**Task to carry out**
Which lines contain the word "this"? Return each of them as written.

**Provided data**
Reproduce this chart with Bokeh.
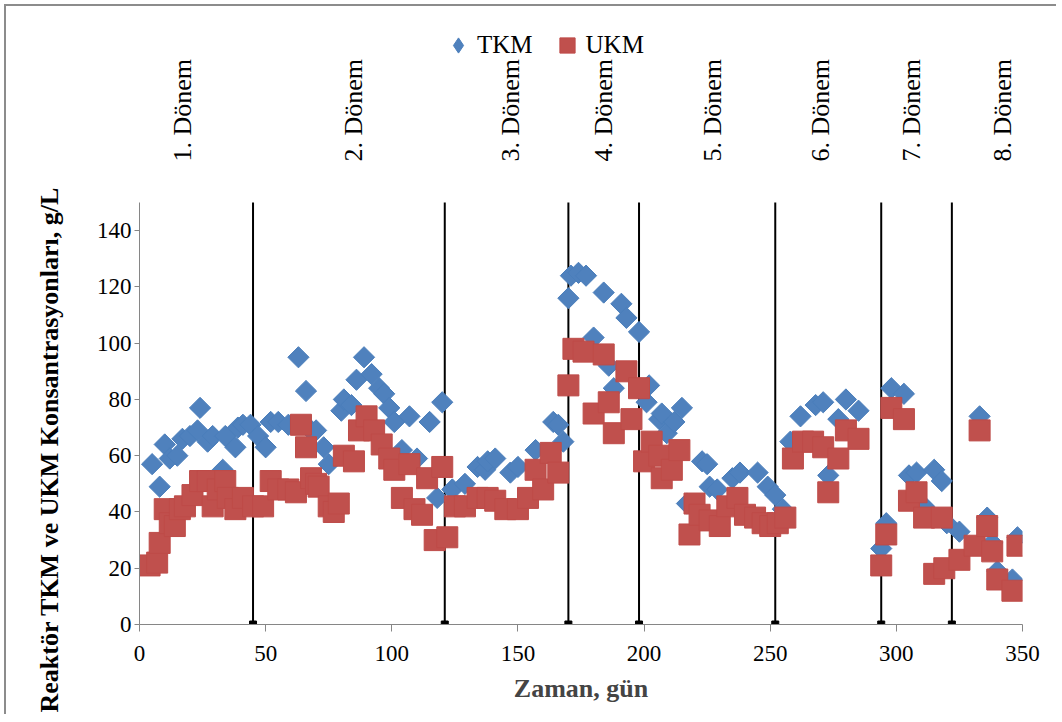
from math import pi

from bokeh.core.properties import value
from bokeh.embed import file_html
from bokeh.models import FixedTicker, Legend, LegendItem, Range1d, Title
from bokeh.plotting import figure
from bokeh.resources import INLINE

# TKM (total solids) measurements: day, g/L
tkm_day = [5, 8, 10, 12, 15, 17, 20, 23, 24, 27, 29, 33, 34, 38, 39, 41, 44, 47, 50,
           52, 55, 59, 63, 66, 68, 70, 73, 75, 80, 81, 84, 86, 89, 92, 95, 97, 99,
           101, 104, 107, 110, 115, 118, 120, 124, 129, 134, 137, 138, 141, 147, 150,
           157, 164, 166, 168, 170, 171, 174, 177, 180, 184, 186, 188, 191, 193, 198,
           201, 202, 206, 207, 209, 212, 215, 217, 223, 225, 226, 229, 235, 238, 245,
           249, 252, 255, 258, 262, 268, 271, 273, 277, 280, 285, 294, 296, 298, 303,
           305, 308, 311, 315, 318, 320, 325, 333, 336, 338, 340, 346, 348]
tkm_val = [57, 49, 64, 59, 60, 66, 67, 69, 77, 65, 67, 55, 67, 63, 70, 71, 71, 67, 63,
           72, 72, 71, 95, 83, 69, 69, 63, 57, 76, 80, 78, 87, 95, 89, 84, 82, 77,
           72, 62, 74, 59, 72, 45, 79, 48, 50, 56, 55, 58, 59, 54, 56,
           62, 72, 71, 65, 116, 124, 125, 124, 102, 118, 92, 84, 114, 109, 104,
           79, 85, 73, 75, 68, 72, 77, 43, 58, 57, 49, 48, 52, 54, 54,
           49, 46, 41, 65, 74, 78, 79, 53, 73, 80, 76, 27, 36, 84, 82,
           53, 54, 42, 55, 51, 36, 33, 74, 38, 29, 19, 16, 31]

# UKM (volatile solids) measurements: day, g/L
ukm_day = [4, 7, 8, 10, 12, 14, 16, 18, 21, 24, 27, 29, 31, 34, 35, 38, 41, 45, 49,
           52, 55, 59, 62, 64, 66, 68, 70, 71, 75, 77, 79, 81, 85, 87, 90, 93, 96,
           99, 101, 104, 107, 109, 112, 114, 117, 120, 122, 125, 129, 134, 138, 141,
           145, 150, 154, 157, 160, 163, 166, 170, 172, 176, 180, 184, 186, 188, 193,
           195, 198, 200, 203, 206, 207, 211, 214, 218, 220, 222, 226, 230, 233, 237,
           240, 244, 247, 250, 253, 256, 259, 263, 267, 271, 273, 277, 280, 285, 294,
           296, 298, 303, 305, 308, 311, 315, 318, 319, 325, 331, 333, 336, 338, 340,
           346, 348]
ukm_val = [21, 22, 29, 41, 36, 35, 41, 42, 46, 51, 51, 42, 48, 51, 45, 41, 45, 42, 42,
           51, 48, 48, 47, 71, 63, 52, 50, 49, 42, 40, 43, 60, 58, 69, 74, 69, 64,
           59, 55, 45, 57, 41, 39, 52, 30, 56, 31, 42, 42, 45, 45, 44,
           41, 41, 45, 55, 48, 61, 54, 85, 98, 97, 75, 96, 79, 68, 90,
           73, 84, 58, 65, 60, 52, 55, 62, 32, 43, 39, 37, 35, 42, 45,
           39, 38, 36, 35, 36, 38, 59, 65, 65, 63, 47, 59, 69, 66, 21,
           32, 77, 73, 44, 47, 38, 18, 38, 20, 23, 28, 69, 35, 26, 16,
           12, 28]

# Operating periods: boundaries (day) and names
period_bounds = [45, 121, 170, 198, 252, 294, 322]
period_names = ["1. Dönem", "2. Dönem", "3. Dönem", "4. Dönem",
                "5. Dönem", "6. Dönem", "7. Dönem", "8. Dönem"]

y_ticks = [0, 20, 40, 60, 80, 100, 120, 140]
x_ticks = [0, 50, 100, 150, 200, 250, 300, 350]

FONT = "Liberation Serif"
BLUE, BLUE_EDGE = "#4F81BD", "#4A7EBB"
RED, RED_EDGE = "#C0504D", "#BE4B48"
AXIS_GREY = "#868686"

Y_MAX = 150          # top of the measurement axis
Y_TOP = 214          # headroom above it for the period captions and the key
CAPTION_Y = 164.6    # foot of the rotated period captions
period_label_at = [17, 85, 147, 184, 227, 270, 306, 342]

p = figure(width=1052, height=710, output_backend="svg", toolbar_location=None,
           x_range=Range1d(0, 350), y_range=Range1d(0, Y_TOP),
           min_border_left=132, min_border_right=36,
           min_border_top=16, min_border_bottom=92)
p.styles = {"margin-left": "6px", "margin-top": "6px",
            "box-shadow": "-2px -2px 0 0 #8c8c8c"}
p.outline_line_color = None
p.xgrid.visible = False
p.ygrid.visible = False
p.background_fill_color = "white"
p.border_fill_color = "white"

for ax in (p.xaxis[0], p.yaxis[0]):
    ax.axis_line_color = AXIS_GREY
    ax.major_tick_line_color = AXIS_GREY
    ax.minor_tick_line_color = None
    ax.major_tick_in = 0
    ax.major_label_text_font = FONT
    ax.major_label_text_font_size = "23px"
    ax.major_label_text_color = "black"

p.xaxis.ticker = FixedTicker(ticks=x_ticks)
p.yaxis.ticker = FixedTicker(ticks=y_ticks)
p.yaxis.bounds = (0, Y_MAX)
p.xaxis.major_tick_out = 7
p.yaxis.major_tick_out = 5
p.xaxis.major_label_standoff = 14
p.yaxis.major_label_standoff = 3
p.xaxis.axis_label = "Zaman, gün"
p.xaxis.axis_label_text_font = FONT
p.xaxis.axis_label_text_font_style = "bold"
p.xaxis.axis_label_text_font_size = "26px"
p.xaxis.axis_label_standoff = 10

# period boundaries
p.segment(x0=period_bounds, y0=[0] * len(period_bounds),
          x1=period_bounds, y1=[Y_MAX] * len(period_bounds),
          line_color="black", line_width=2)
p.scatter(period_bounds, [0] * len(period_bounds), marker="square", size=7,
          fill_color="black", line_color="black")

r_tkm = p.scatter(tkm_day, tkm_val, marker="square", angle=pi / 4, size=15,
                  fill_color=BLUE, line_color=BLUE_EDGE, line_width=1)
r_ukm = p.scatter(ukm_day, ukm_val, marker="square", size=21,
                  fill_color=RED, line_color=RED_EDGE, line_width=1)

# rotated period captions above the boundaries
p.text(x=period_label_at, y=[CAPTION_Y] * len(period_names), text=period_names,
       angle=pi / 2, text_align="left", text_baseline="middle",
       text_font=value(FONT), text_font_size="26px", text_color="black")

# the TKM key is a diamond; this hidden twin of the series only feeds the legend
key_tkm = p.scatter(tkm_day, tkm_val, marker="diamond", fill_color=BLUE,
                    line_color=BLUE_EDGE, visible=False)
legend = Legend(items=[LegendItem(label="TKM", renderers=[key_tkm]),
                       LegendItem(label="UKM", renderers=[r_ukm])],
                orientation="horizontal", location=(300, 560),
                label_text_font=FONT, label_text_font_size="25px",
                label_text_color="black",
                glyph_width=38, glyph_height=38, label_standoff=-6, spacing=15,
                padding=0, margin=0, background_fill_alpha=0, border_line_alpha=0,
                inactive_fill_alpha=0)
p.add_layout(legend)

p.add_layout(Title(text="Reaktör TKM ve UKM Konsantrasyonları, g/L",
                   align="left", vertical_align="top", offset=-88, standoff=56,
                   text_font=FONT, text_font_style="bold", text_font_size="26px",
                   text_color="black"), "left")

open("out.html", "w").write(file_html(p, INLINE))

**Completed task**
Reproduce this chart with Bokeh.
# the TKM key is a diamond; this hidden twin of the series only feeds the legend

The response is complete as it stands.